### WHAT YOU NEED TO DO
Reproduce every entry that follows word for word, but omit the images.

### SOURCE RECORDS
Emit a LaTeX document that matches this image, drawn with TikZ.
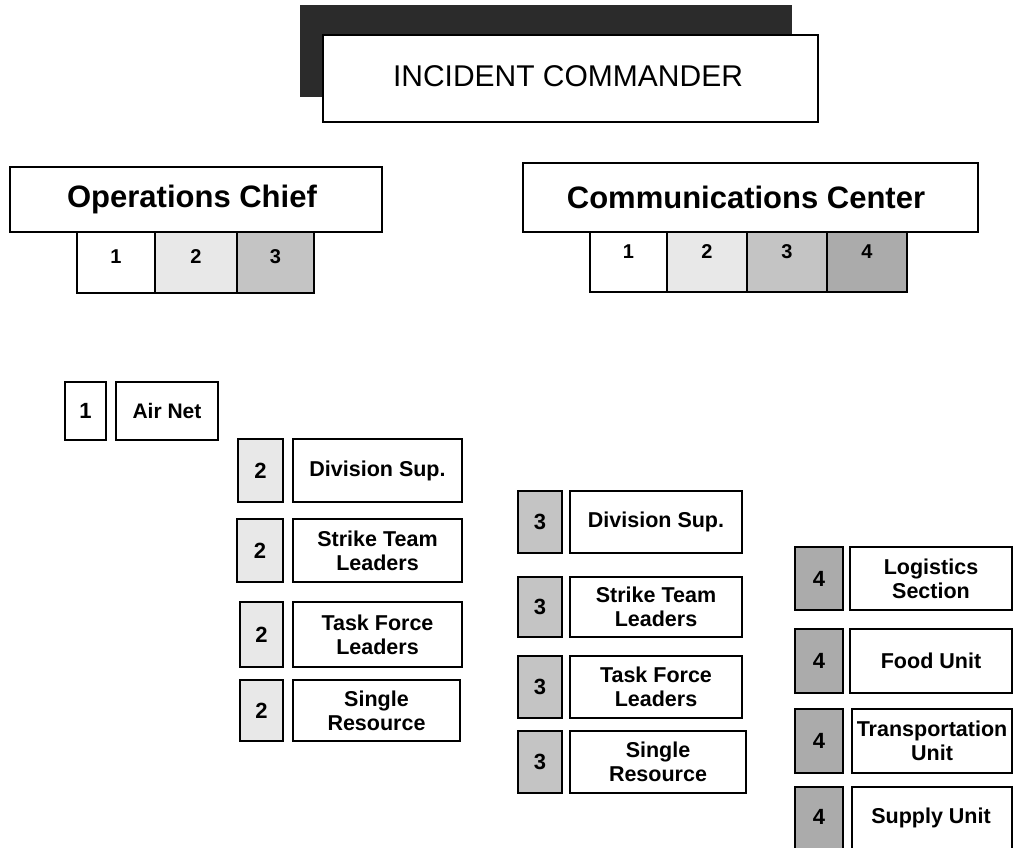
\documentclass[tikz,border=0pt]{standalone}
\usepackage{fontspec}
\setmainfont{Liberation Sans}
\usetikzlibrary{fit,calc}
\newcommand\lblfont{\fontsize{21.5}{24}\selectfont\bfseries}
\newcommand\numfont{\fontsize{22}{24}\selectfont\bfseries}
\newcommand\chanfont{\fontsize{20}{24}\selectfont\bfseries}
\newcommand\headfont{\fontsize{31}{36}\selectfont\bfseries}
\definecolor{lvlone}{gray}{1}
\definecolor{lvltwo}{gray}{0.91}
\definecolor{lvlthree}{gray}{0.77}
\definecolor{lvlfour}{gray}{0.67}
\definecolor{shadowdark}{gray}{0.17}
\begin{document}
\begin{tikzpicture}[x=1pt,y=-1pt,
  frame/.style={draw=black, line width=1.6pt, inner sep=0pt, align=center},
  headbox/.style={frame, fill=white, font=\headfont},
  subbox/.style={frame, font=\chanfont},
  numbox/.style={frame, line width=2.2pt, font=\numfont},
  lblbox/.style={frame, fill=white, font=\lblfont}]
\useasboundingbox (0,0) rectangle (1014,847);
\fill[white] (0,0) rectangle (1014,847);

% incident commander with its dark offset backing
\node[fit={(300,5) (792,97)}, inner sep=0pt, fill=shadowdark] (icshadow) {};
\node[frame, line width=1.3pt, fill=white, fit={(323,35) (818,122)}] (ic) {};
\node[font=\fontsize{30}{34}\selectfont] (ictext) at (568,76) {INCIDENT COMMANDER};

% operations chief and its three channels
\node[headbox, fit={(10,167) (382,232)}] (ops) {};
\node[font=\headfont] (opstext) at (192,199) {Operations Chief};
\node[subbox, fill=lvlone,   fit={(77,232) (155,293)},
      label={[font=\chanfont, yshift=6pt]center:1}] (ops1) {};
\node[subbox, fill=lvltwo,   fit={(155,232) (237,293)},
      label={[font=\chanfont, yshift=6pt]center:2}] (ops2) {};
\node[subbox, fill=lvlthree, fit={(237,232) (314,293)},
      label={[font=\chanfont, yshift=6pt]center:3}] (ops3) {};

% communications center and its four channels
\node[headbox, fit={(523,163) (978,232)}] (comm) {};
\node[font=\headfont] (commtext) at (746,197) {Communications Center};
\node[subbox, fill=lvlone,   fit={(590,232) (667,292)},
      label={[font=\chanfont, yshift=10pt]center:1}] (comm1) {};
\node[subbox, fill=lvltwo,   fit={(667,232) (747,292)},
      label={[font=\chanfont, yshift=10pt]center:2}] (comm2) {};
\node[subbox, fill=lvlthree, fit={(747,232) (827,292)},
      label={[font=\chanfont, yshift=10pt]center:3}] (comm3) {};
\node[subbox, fill=lvlfour,  fit={(827,232) (907,292)},
      label={[font=\chanfont, yshift=10pt]center:4}] (comm4) {};

% channel 1
\node[numbox, fill=lvlone, fit={(65,382) (106,440)}] (n1a) {};
\node[font=\numfont] at (n1a.center) {1};
\node[lblbox, fit={(116,382) (218,440)}] (airnet) {};
\node[font=\fontsize{21}{24}\selectfont\bfseries] at (airnet.center) {Air Net};

% channel 2
\node[numbox, fill=lvltwo, fit={(238,439) (283,502)}] (n2a) {};
\node[font=\numfont] at (n2a.center) {2};
\node[lblbox, fit={(293,439) (462,502)}] (div2) {};
\node[font=\lblfont] at (div2.center) {Division Sup.};

\node[numbox, fill=lvltwo, fit={(237,519) (283,582)}] (n2b) {};
\node[font=\numfont] at (n2b.center) {2};
\node[lblbox, fit={(293,519) (462,582)}] (str2) {};
\node[font=\lblfont, align=center] at (str2.center) {Strike Team\\Leaders};

\node[numbox, fill=lvltwo, fit={(240,602) (283,667)}] (n2c) {};
\node[font=\numfont] at (n2c.center) {2};
\node[lblbox, fit={(293,602) (462,667)}] (tf2) {};
\node[font=\lblfont, align=center] at (tf2.center) {Task Force\\Leaders};

\node[numbox, fill=lvltwo, fit={(240,680) (283,741)}] (n2d) {};
\node[font=\numfont] at (n2d.center) {2};
\node[lblbox, fit={(293,680) (460,741)}] (sr2) {};
\node[font=\lblfont, align=center] at (sr2.center) {Single\\Resource};

% channel 3
\node[numbox, fill=lvlthree, fit={(518,491) (562,553)}] (n3a) {};
\node[font=\numfont] at (n3a.center) {3};
\node[lblbox, fit={(570,491) (742,553)}] (div3) {};
\node[font=\lblfont] at (div3.center) {Division Sup.};

\node[numbox, fill=lvlthree, fit={(518,577) (562,637)}] (n3b) {};
\node[font=\numfont] at (n3b.center) {3};
\node[lblbox, fit={(570,577) (742,637)}] (str3) {};
\node[font=\lblfont, align=center] at (str3.center) {Strike Team\\Leaders};

\node[numbox, fill=lvlthree, fit={(518,656) (562,718)}] (n3c) {};
\node[font=\numfont] at (n3c.center) {3};
\node[lblbox, fit={(570,656) (742,718)}] (tf3) {};
\node[font=\lblfont, align=center] at (tf3.center) {Task Force\\Leaders};

\node[numbox, fill=lvlthree, fit={(518,731) (562,793)}] (n3d) {};
\node[font=\numfont] at (n3d.center) {3};
\node[lblbox, fit={(570,731) (746,793)}] (sr3) {};
\node[font=\lblfont, align=center] at (sr3.center) {Single\\Resource};

% channel 4
\node[numbox, fill=lvlfour, fit={(795,547) (843,610)}] (n4a) {};
\node[font=\numfont] at (n4a.center) {4};
\node[lblbox, fit={(850,547) (1012,610)}] (log4) {};
\node[font=\lblfont, align=center] at (log4.center) {Logistics\\Section};

\node[numbox, fill=lvlfour, fit={(795,629) (843,693)}] (n4b) {};
\node[font=\numfont] at (n4b.center) {4};
\node[lblbox, fit={(850,629) (1012,693)}] (food4) {};
\node[font=\lblfont] at (food4.center) {Food Unit};

\node[numbox, fill=lvlfour, fit={(795,709) (843,773)}] (n4c) {};
\node[font=\numfont] at (n4c.center) {4};
\node[lblbox, fit={(852,709) (1012,773)}] (tr4) {};
\node[font=\lblfont, align=center] at (tr4.center) {Transportation\\Unit};

\node[numbox, fill=lvlfour, fit={(795,787) (843,860)}] (n4d) {};
\node[font=\numfont] at ($(n4d.north)+(0,31)$) {4};
\node[lblbox, fit={(852,787) (1012,860)}] (sup4) {};
\node[font=\lblfont] at (931,818) {Supply Unit};
\end{tikzpicture}
\end{document}
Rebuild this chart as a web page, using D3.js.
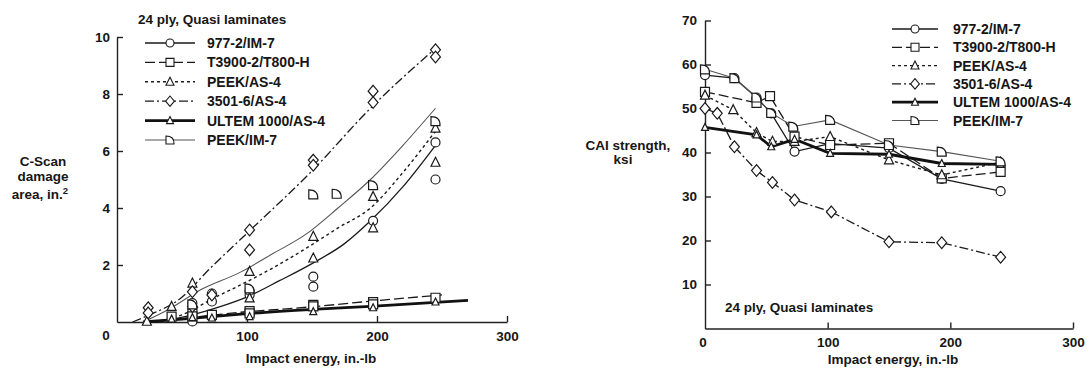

### TASK OUTPUT
Emit a LaTeX document that matches this image, drawn with TikZ.
\documentclass[tikz,border=0pt]{standalone}
\usepackage{fontspec}
\setmainfont{Liberation Sans}
\usetikzlibrary{fit,calc}
\newcommand\lblfont{\fontsize{21.5}{24}\selectfont\bfseries}
\newcommand\numfont{\fontsize{22}{24}\selectfont\bfseries}
\newcommand\chanfont{\fontsize{20}{24}\selectfont\bfseries}
\newcommand\headfont{\fontsize{31}{36}\selectfont\bfseries}
\definecolor{lvlone}{gray}{1}
\definecolor{lvltwo}{gray}{0.91}
\definecolor{lvlthree}{gray}{0.77}
\definecolor{lvlfour}{gray}{0.67}
\definecolor{shadowdark}{gray}{0.17}
\begin{document}
\begin{tikzpicture}[x=1pt,y=-1pt,
  frame/.style={draw=black, line width=1.6pt, inner sep=0pt, align=center},
  headbox/.style={frame, fill=white, font=\headfont},
  subbox/.style={frame, font=\chanfont},
  numbox/.style={frame, line width=2.2pt, font=\numfont},
  lblbox/.style={frame, fill=white, font=\lblfont}]
\useasboundingbox (0,0) rectangle (1014,847);
\fill[white] (0,0) rectangle (1014,847);

% incident commander with its dark offset backing
\node[fit={(300,5) (792,97)}, inner sep=0pt, fill=shadowdark] (icshadow) {};
\node[frame, line width=1.3pt, fill=white, fit={(323,35) (818,122)}] (ic) {};
\node[font=\fontsize{30}{34}\selectfont] (ictext) at (568,76) {INCIDENT COMMANDER};

% operations chief and its three channels
\node[headbox, fit={(10,167) (382,232)}] (ops) {};
\node[font=\headfont] (opstext) at (192,199) {Operations Chief};
\node[subbox, fill=lvlone,   fit={(77,232) (155,293)},
      label={[font=\chanfont, yshift=6pt]center:1}] (ops1) {};
\node[subbox, fill=lvltwo,   fit={(155,232) (237,293)},
      label={[font=\chanfont, yshift=6pt]center:2}] (ops2) {};
\node[subbox, fill=lvlthree, fit={(237,232) (314,293)},
      label={[font=\chanfont, yshift=6pt]center:3}] (ops3) {};

% communications center and its four channels
\node[headbox, fit={(523,163) (978,232)}] (comm) {};
\node[font=\headfont] (commtext) at (746,197) {Communications Center};
\node[subbox, fill=lvlone,   fit={(590,232) (667,292)},
      label={[font=\chanfont, yshift=10pt]center:1}] (comm1) {};
\node[subbox, fill=lvltwo,   fit={(667,232) (747,292)},
      label={[font=\chanfont, yshift=10pt]center:2}] (comm2) {};
\node[subbox, fill=lvlthree, fit={(747,232) (827,292)},
      label={[font=\chanfont, yshift=10pt]center:3}] (comm3) {};
\node[subbox, fill=lvlfour,  fit={(827,232) (907,292)},
      label={[font=\chanfont, yshift=10pt]center:4}] (comm4) {};

% channel 1
\node[numbox, fill=lvlone, fit={(65,382) (106,440)}] (n1a) {};
\node[font=\numfont] at (n1a.center) {1};
\node[lblbox, fit={(116,382) (218,440)}] (airnet) {};
\node[font=\fontsize{21}{24}\selectfont\bfseries] at (airnet.center) {Air Net};

% channel 2
\node[numbox, fill=lvltwo, fit={(238,439) (283,502)}] (n2a) {};
\node[font=\numfont] at (n2a.center) {2};
\node[lblbox, fit={(293,439) (462,502)}] (div2) {};
\node[font=\lblfont] at (div2.center) {Division Sup.};

\node[numbox, fill=lvltwo, fit={(237,519) (283,582)}] (n2b) {};
\node[font=\numfont] at (n2b.center) {2};
\node[lblbox, fit={(293,519) (462,582)}] (str2) {};
\node[font=\lblfont, align=center] at (str2.center) {Strike Team\\Leaders};

\node[numbox, fill=lvltwo, fit={(240,602) (283,667)}] (n2c) {};
\node[font=\numfont] at (n2c.center) {2};
\node[lblbox, fit={(293,602) (462,667)}] (tf2) {};
\node[font=\lblfont, align=center] at (tf2.center) {Task Force\\Leaders};

\node[numbox, fill=lvltwo, fit={(240,680) (283,741)}] (n2d) {};
\node[font=\numfont] at (n2d.center) {2};
\node[lblbox, fit={(293,680) (460,741)}] (sr2) {};
\node[font=\lblfont, align=center] at (sr2.center) {Single\\Resource};

% channel 3
\node[numbox, fill=lvlthree, fit={(518,491) (562,553)}] (n3a) {};
\node[font=\numfont] at (n3a.center) {3};
\node[lblbox, fit={(570,491) (742,553)}] (div3) {};
\node[font=\lblfont] at (div3.center) {Division Sup.};

\node[numbox, fill=lvlthree, fit={(518,577) (562,637)}] (n3b) {};
\node[font=\numfont] at (n3b.center) {3};
\node[lblbox, fit={(570,577) (742,637)}] (str3) {};
\node[font=\lblfont, align=center] at (str3.center) {Strike Team\\Leaders};

\node[numbox, fill=lvlthree, fit={(518,656) (562,718)}] (n3c) {};
\node[font=\numfont] at (n3c.center) {3};
\node[lblbox, fit={(570,656) (742,718)}] (tf3) {};
\node[font=\lblfont, align=center] at (tf3.center) {Task Force\\Leaders};

\node[numbox, fill=lvlthree, fit={(518,731) (562,793)}] (n3d) {};
\node[font=\numfont] at (n3d.center) {3};
\node[lblbox, fit={(570,731) (746,793)}] (sr3) {};
\node[font=\lblfont, align=center] at (sr3.center) {Single\\Resource};

% channel 4
\node[numbox, fill=lvlfour, fit={(795,547) (843,610)}] (n4a) {};
\node[font=\numfont] at (n4a.center) {4};
\node[lblbox, fit={(850,547) (1012,610)}] (log4) {};
\node[font=\lblfont, align=center] at (log4.center) {Logistics\\Section};

\node[numbox, fill=lvlfour, fit={(795,629) (843,693)}] (n4b) {};
\node[font=\numfont] at (n4b.center) {4};
\node[lblbox, fit={(850,629) (1012,693)}] (food4) {};
\node[font=\lblfont] at (food4.center) {Food Unit};

\node[numbox, fill=lvlfour, fit={(795,709) (843,773)}] (n4c) {};
\node[font=\numfont] at (n4c.center) {4};
\node[lblbox, fit={(852,709) (1012,773)}] (tr4) {};
\node[font=\lblfont, align=center] at (tr4.center) {Transportation\\Unit};

\node[numbox, fill=lvlfour, fit={(795,787) (843,860)}] (n4d) {};
\node[font=\numfont] at ($(n4d.north)+(0,31)$) {4};
\node[lblbox, fit={(852,787) (1012,860)}] (sup4) {};
\node[font=\lblfont] at (931,818) {Supply Unit};
\end{tikzpicture}
\end{document}
Rebuild this chart as a web page, using D3.js.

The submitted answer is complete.